**WRITTEN INSTRUCTION**
Starting at the line that contains "Rebuild this chart" and stopping at the line that contains "panels.forEach(drawPanel);", copy every line exactly, both ends included, without the pictures.

___ DATASET ENTRIES ___

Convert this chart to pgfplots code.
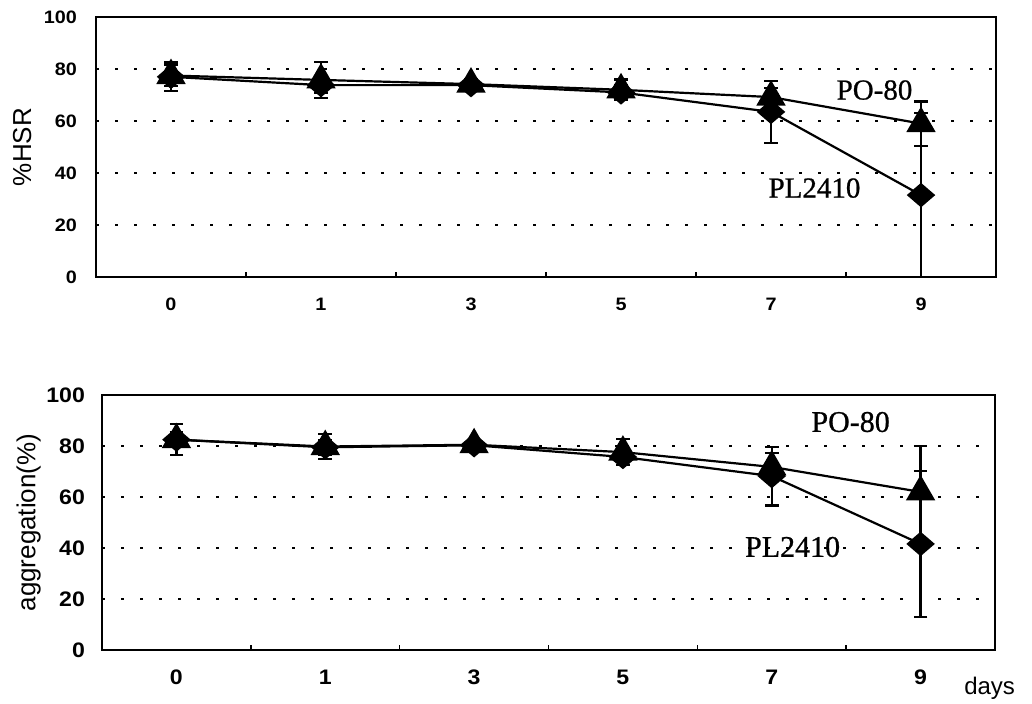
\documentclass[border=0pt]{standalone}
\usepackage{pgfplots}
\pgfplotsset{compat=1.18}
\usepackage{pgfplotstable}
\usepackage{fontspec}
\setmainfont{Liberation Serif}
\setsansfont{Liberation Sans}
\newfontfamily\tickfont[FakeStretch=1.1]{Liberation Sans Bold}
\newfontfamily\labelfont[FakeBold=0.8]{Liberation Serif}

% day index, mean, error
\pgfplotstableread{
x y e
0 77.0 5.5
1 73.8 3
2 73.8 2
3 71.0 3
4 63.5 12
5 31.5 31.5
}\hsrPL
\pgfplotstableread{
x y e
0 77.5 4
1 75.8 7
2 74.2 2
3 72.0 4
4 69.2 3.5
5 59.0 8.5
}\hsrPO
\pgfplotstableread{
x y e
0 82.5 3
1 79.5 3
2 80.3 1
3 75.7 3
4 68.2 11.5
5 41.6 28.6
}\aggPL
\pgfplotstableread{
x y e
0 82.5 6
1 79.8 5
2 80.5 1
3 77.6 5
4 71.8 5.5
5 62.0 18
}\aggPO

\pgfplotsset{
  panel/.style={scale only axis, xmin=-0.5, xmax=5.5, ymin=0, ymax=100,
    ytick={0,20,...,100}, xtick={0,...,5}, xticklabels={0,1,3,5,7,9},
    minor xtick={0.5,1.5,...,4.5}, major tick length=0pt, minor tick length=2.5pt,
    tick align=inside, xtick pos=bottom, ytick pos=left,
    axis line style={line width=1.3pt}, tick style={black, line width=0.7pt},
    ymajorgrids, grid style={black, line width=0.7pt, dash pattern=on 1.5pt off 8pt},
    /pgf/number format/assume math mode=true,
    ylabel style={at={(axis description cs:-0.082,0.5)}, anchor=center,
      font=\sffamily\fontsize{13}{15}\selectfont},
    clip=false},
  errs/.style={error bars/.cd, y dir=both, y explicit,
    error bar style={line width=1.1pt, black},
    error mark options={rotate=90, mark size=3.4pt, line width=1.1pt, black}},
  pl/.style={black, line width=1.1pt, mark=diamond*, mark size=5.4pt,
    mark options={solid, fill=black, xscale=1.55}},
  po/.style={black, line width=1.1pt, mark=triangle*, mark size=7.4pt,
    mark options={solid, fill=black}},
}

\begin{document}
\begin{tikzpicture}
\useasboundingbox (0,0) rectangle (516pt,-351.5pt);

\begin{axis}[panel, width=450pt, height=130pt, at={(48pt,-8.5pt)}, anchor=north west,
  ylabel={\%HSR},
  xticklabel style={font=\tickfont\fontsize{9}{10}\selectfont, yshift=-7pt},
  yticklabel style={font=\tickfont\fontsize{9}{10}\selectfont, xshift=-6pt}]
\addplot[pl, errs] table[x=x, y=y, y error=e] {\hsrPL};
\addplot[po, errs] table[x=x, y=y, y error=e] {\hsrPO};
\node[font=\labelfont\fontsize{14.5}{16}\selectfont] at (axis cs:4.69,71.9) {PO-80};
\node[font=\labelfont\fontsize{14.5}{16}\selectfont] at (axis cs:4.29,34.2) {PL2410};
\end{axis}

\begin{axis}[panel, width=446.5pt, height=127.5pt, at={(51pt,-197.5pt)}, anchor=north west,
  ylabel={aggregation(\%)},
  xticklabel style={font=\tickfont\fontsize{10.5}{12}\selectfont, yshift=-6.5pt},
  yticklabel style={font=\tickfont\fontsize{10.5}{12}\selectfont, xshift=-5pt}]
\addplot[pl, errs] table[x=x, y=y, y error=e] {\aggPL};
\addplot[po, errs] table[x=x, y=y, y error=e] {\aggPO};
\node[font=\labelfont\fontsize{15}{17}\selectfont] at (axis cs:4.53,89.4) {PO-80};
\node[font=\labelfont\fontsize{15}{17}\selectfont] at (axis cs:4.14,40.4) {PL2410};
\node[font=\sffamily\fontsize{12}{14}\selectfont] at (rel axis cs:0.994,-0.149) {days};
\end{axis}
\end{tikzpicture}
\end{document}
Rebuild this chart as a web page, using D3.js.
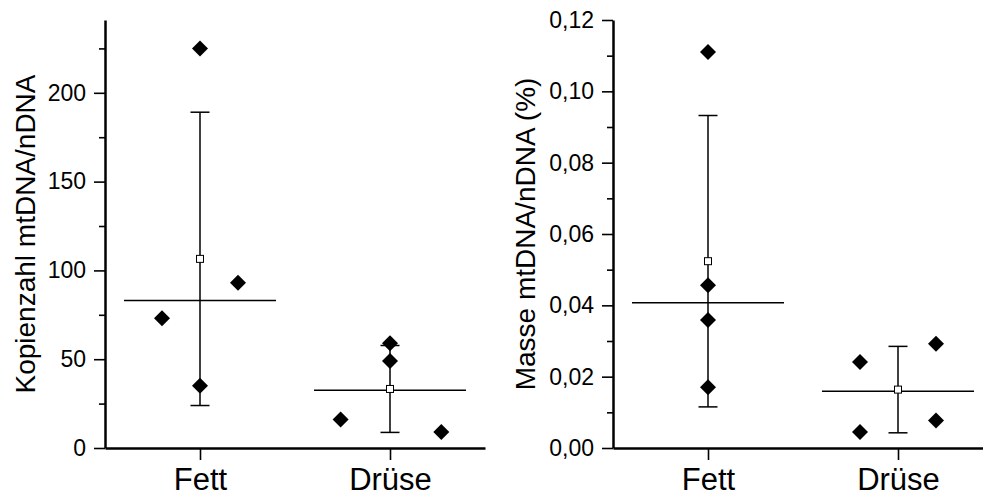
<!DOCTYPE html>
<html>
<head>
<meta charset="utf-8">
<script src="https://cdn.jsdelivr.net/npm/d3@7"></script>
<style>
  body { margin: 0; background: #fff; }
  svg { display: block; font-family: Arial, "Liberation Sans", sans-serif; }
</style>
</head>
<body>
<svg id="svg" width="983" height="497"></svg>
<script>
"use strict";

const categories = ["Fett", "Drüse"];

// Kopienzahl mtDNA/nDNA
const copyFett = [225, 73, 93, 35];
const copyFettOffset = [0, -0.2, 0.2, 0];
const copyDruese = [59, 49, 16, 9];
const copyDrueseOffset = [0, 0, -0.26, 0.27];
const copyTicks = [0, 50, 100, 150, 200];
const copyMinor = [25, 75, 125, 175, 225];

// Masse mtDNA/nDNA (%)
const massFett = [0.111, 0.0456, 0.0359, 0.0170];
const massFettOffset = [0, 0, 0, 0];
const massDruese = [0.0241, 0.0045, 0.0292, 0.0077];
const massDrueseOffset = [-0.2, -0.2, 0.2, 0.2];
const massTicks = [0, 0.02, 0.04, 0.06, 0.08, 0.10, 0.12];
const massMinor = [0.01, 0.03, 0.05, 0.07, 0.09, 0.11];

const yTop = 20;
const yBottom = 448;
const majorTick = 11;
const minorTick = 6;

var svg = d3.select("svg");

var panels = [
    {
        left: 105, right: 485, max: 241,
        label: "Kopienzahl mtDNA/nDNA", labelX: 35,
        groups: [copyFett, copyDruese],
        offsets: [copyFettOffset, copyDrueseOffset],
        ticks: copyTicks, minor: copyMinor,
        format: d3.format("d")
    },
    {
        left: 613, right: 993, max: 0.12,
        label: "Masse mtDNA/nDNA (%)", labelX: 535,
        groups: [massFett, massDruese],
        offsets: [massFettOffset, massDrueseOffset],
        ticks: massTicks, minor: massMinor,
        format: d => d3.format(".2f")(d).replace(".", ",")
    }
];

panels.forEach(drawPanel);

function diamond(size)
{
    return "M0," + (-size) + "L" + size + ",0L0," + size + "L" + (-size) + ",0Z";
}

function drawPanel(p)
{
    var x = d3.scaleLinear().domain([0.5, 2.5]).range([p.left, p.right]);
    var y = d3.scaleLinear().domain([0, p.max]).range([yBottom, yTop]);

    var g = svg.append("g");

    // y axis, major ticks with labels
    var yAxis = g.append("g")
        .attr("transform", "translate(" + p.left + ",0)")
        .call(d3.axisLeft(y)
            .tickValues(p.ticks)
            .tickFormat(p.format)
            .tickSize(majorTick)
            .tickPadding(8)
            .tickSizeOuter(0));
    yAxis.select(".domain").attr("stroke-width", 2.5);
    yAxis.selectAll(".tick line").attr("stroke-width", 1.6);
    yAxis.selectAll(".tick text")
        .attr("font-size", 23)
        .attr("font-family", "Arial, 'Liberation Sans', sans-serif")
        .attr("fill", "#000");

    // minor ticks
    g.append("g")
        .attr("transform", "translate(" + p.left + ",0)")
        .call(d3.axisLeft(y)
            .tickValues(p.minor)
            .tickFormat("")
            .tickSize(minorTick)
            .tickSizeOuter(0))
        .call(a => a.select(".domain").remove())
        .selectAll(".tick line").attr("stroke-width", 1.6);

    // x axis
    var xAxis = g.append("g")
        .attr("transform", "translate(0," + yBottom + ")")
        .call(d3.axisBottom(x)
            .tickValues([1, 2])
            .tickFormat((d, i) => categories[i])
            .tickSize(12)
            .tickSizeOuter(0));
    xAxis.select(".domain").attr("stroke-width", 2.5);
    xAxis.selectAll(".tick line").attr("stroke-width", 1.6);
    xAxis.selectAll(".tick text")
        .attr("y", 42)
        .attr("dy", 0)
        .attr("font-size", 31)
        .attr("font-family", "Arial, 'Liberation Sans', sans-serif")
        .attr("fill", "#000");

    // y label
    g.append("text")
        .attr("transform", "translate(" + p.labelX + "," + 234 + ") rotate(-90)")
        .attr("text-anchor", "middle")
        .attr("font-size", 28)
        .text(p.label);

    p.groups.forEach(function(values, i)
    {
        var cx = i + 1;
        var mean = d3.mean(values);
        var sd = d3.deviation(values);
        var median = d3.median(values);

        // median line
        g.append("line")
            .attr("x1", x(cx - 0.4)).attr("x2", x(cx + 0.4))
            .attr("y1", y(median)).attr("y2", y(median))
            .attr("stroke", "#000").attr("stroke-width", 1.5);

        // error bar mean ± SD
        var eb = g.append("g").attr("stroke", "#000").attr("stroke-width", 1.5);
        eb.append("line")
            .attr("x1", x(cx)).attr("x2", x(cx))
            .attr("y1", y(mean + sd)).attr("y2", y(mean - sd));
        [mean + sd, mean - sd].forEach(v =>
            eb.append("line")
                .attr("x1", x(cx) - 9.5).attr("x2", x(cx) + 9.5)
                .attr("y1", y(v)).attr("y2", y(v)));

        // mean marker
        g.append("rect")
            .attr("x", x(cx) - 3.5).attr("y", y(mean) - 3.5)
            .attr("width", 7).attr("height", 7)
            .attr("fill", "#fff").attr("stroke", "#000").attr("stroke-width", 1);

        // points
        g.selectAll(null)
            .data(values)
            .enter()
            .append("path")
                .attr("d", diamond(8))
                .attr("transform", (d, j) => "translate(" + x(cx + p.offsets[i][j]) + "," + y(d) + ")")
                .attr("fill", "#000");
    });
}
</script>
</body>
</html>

___

**WRITTEN RESPONSE**
Rebuild this chart as a web page, using D3.js.
<!DOCTYPE html>
<html>
<head>
<meta charset="utf-8">
<script src="https://cdn.jsdelivr.net/npm/d3@7"></script>
<style>
  body { margin: 0; background: #fff; }
  svg { display: block; font-family: Arial, "Liberation Sans", sans-serif; }
</style>
</head>
<body>
<svg id="svg" width="983" height="497"></svg>
<script>
"use strict";

const categories = ["Fett", "Drüse"];

// Kopienzahl mtDNA/nDNA
const copyFett = [225, 73, 93, 35];
const copyFettOffset = [0, -0.2, 0.2, 0];
const copyDruese = [59, 49, 16, 9];
const copyDrueseOffset = [0, 0, -0.26, 0.27];
const copyTicks = [0, 50, 100, 150, 200];
const copyMinor = [25, 75, 125, 175, 225];

// Masse mtDNA/nDNA (%)
const massFett = [0.111, 0.0456, 0.0359, 0.0170];
const massFettOffset = [0, 0, 0, 0];
const massDruese = [0.0241, 0.0045, 0.0292, 0.0077];
const massDrueseOffset = [-0.2, -0.2, 0.2, 0.2];
const massTicks = [0, 0.02, 0.04, 0.06, 0.08, 0.10, 0.12];
const massMinor = [0.01, 0.03, 0.05, 0.07, 0.09, 0.11];

const yTop = 20;
const yBottom = 448;
const majorTick = 11;
const minorTick = 6;

var svg = d3.select("svg");

var panels = [
    {
        left: 105, right: 485, max: 241,
        label: "Kopienzahl mtDNA/nDNA", labelX: 35,
        groups: [copyFett, copyDruese],
        offsets: [copyFettOffset, copyDrueseOffset],
        ticks: copyTicks, minor: copyMinor,
        format: d3.format("d")
    },
    {
        left: 613, right: 993, max: 0.12,
        label: "Masse mtDNA/nDNA (%)", labelX: 535,
        groups: [massFett, massDruese],
        offsets: [massFettOffset, massDrueseOffset],
        ticks: massTicks, minor: massMinor,
        format: d => d3.format(".2f")(d).replace(".", ",")
    }
];

panels.forEach(drawPanel);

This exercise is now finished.